_Dataset section_
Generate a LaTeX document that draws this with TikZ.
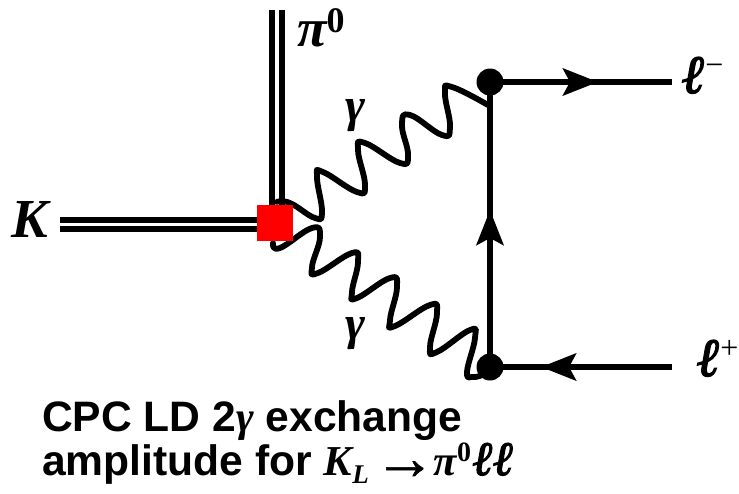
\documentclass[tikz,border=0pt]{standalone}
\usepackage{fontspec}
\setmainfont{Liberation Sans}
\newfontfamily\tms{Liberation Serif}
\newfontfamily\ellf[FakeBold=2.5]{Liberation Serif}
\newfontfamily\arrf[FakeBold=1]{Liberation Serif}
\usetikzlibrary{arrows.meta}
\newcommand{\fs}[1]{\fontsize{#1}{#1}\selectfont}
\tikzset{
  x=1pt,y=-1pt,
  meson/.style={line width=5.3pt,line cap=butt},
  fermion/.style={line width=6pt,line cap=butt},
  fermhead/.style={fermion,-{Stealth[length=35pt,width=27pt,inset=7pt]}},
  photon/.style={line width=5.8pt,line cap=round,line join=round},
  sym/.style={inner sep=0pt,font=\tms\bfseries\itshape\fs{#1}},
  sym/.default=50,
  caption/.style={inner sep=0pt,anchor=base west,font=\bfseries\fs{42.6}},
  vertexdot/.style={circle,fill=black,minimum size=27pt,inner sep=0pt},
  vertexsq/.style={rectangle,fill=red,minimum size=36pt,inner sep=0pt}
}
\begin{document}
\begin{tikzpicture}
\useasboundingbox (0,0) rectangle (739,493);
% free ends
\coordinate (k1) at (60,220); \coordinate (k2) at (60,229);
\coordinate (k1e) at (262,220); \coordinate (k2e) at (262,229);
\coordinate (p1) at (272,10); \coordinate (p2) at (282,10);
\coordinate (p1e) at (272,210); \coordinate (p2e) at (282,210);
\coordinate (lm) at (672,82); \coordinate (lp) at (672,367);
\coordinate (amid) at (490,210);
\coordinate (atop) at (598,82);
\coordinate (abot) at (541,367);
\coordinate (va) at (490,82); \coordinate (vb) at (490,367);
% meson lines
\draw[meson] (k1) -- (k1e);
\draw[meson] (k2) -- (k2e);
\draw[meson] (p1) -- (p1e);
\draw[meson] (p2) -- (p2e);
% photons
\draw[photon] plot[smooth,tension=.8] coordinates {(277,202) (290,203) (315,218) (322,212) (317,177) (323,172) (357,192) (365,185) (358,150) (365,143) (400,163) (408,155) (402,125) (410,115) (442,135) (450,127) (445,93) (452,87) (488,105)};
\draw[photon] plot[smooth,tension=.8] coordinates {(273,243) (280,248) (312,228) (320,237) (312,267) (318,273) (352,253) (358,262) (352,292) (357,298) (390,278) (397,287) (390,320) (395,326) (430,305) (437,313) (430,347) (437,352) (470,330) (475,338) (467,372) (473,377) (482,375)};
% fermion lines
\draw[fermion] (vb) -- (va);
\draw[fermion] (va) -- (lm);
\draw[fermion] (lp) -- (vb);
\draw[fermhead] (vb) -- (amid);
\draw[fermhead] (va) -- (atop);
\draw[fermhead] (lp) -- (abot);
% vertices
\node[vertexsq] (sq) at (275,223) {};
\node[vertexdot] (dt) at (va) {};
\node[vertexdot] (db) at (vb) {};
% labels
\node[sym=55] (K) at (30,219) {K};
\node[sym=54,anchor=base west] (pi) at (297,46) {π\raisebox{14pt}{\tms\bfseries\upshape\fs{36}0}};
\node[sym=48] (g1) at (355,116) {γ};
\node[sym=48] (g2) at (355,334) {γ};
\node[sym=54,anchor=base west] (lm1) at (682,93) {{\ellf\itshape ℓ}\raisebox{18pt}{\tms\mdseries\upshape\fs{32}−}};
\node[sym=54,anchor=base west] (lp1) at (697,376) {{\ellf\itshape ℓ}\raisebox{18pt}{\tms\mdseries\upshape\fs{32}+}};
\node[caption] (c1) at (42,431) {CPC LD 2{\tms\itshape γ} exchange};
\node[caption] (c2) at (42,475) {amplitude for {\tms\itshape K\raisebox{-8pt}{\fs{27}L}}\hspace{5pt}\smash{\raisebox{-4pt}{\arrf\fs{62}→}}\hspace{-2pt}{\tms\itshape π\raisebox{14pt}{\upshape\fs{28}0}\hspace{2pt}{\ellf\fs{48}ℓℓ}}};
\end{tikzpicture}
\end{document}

_Challenge_
Copy out each line word for word, please, skipping the images.

_Exercise answer_
Generate a LaTeX document that draws this with TikZ.
\documentclass[tikz,border=0pt]{standalone}
\usepackage{fontspec}
\setmainfont{Liberation Sans}
\newfontfamily\tms{Liberation Serif}
\newfontfamily\ellf[FakeBold=2.5]{Liberation Serif}
\newfontfamily\arrf[FakeBold=1]{Liberation Serif}
\usetikzlibrary{arrows.meta}
\newcommand{\fs}[1]{\fontsize{#1}{#1}\selectfont}
\tikzset{
  x=1pt,y=-1pt,
  meson/.style={line width=5.3pt,line cap=butt},
  fermion/.style={line width=6pt,line cap=butt},
  fermhead/.style={fermion,-{Stealth[length=35pt,width=27pt,inset=7pt]}},
  photon/.style={line width=5.8pt,line cap=round,line join=round},
  sym/.style={inner sep=0pt,font=\tms\bfseries\itshape\fs{#1}},
  sym/.default=50,
  caption/.style={inner sep=0pt,anchor=base west,font=\bfseries\fs{42.6}},
  vertexdot/.style={circle,fill=black,minimum size=27pt,inner sep=0pt},
  vertexsq/.style={rectangle,fill=red,minimum size=36pt,inner sep=0pt}
}
\begin{document}
\begin{tikzpicture}
\useasboundingbox (0,0) rectangle (739,493);
% free ends
\coordinate (k1) at (60,220); \coordinate (k2) at (60,229);
\coordinate (k1e) at (262,220); \coordinate (k2e) at (262,229);
\coordinate (p1) at (272,10); \coordinate (p2) at (282,10);
\coordinate (p1e) at (272,210); \coordinate (p2e) at (282,210);
\coordinate (lm) at (672,82); \coordinate (lp) at (672,367);
\coordinate (amid) at (490,210);
\coordinate (atop) at (598,82);
\coordinate (abot) at (541,367);
\coordinate (va) at (490,82); \coordinate (vb) at (490,367);
% meson lines
\draw[meson] (k1) -- (k1e);
\draw[meson] (k2) -- (k2e);
\draw[meson] (p1) -- (p1e);
\draw[meson] (p2) -- (p2e);
% photons
\draw[photon] plot[smooth,tension=.8] coordinates {(277,202) (290,203) (315,218) (322,212) (317,177) (323,172) (357,192) (365,185) (358,150) (365,143) (400,163) (408,155) (402,125) (410,115) (442,135) (450,127) (445,93) (452,87) (488,105)};
\draw[photon] plot[smooth,tension=.8] coordinates {(273,243) (280,248) (312,228) (320,237) (312,267) (318,273) (352,253) (358,262) (352,292) (357,298) (390,278) (397,287) (390,320) (395,326) (430,305) (437,313) (430,347) (437,352) (470,330) (475,338) (467,372) (473,377) (482,375)};
% fermion lines
\draw[fermion] (vb) -- (va);
\draw[fermion] (va) -- (lm);
\draw[fermion] (lp) -- (vb);
\draw[fermhead] (vb) -- (amid);
\draw[fermhead] (va) -- (atop);
\draw[fermhead] (lp) -- (abot);
% vertices
\node[vertexsq] (sq) at (275,223) {};
\node[vertexdot] (dt) at (va) {};
\node[vertexdot] (db) at (vb) {};
% labels
\node[sym=55] (K) at (30,219) {K};
\node[sym=54,anchor=base west] (pi) at (297,46) {π\raisebox{14pt}{\tms\bfseries\upshape\fs{36}0}};
\node[sym=48] (g1) at (355,116) {γ};
\node[sym=48] (g2) at (355,334) {γ};
\node[sym=54,anchor=base west] (lm1) at (682,93) {{\ellf\itshape ℓ}\raisebox{18pt}{\tms\mdseries\upshape\fs{32}−}};
\node[sym=54,anchor=base west] (lp1) at (697,376) {{\ellf\itshape ℓ}\raisebox{18pt}{\tms\mdseries\upshape\fs{32}+}};
\node[caption] (c1) at (42,431) {CPC LD 2{\tms\itshape γ} exchange};
\node[caption] (c2) at (42,475) {amplitude for {\tms\itshape K\raisebox{-8pt}{\fs{27}L}}\hspace{5pt}\smash{\raisebox{-4pt}{\arrf\fs{62}→}}\hspace{-2pt}{\tms\itshape π\raisebox{14pt}{\upshape\fs{28}0}\hspace{2pt}{\ellf\fs{48}ℓℓ}}};
\end{tikzpicture}
\end{document}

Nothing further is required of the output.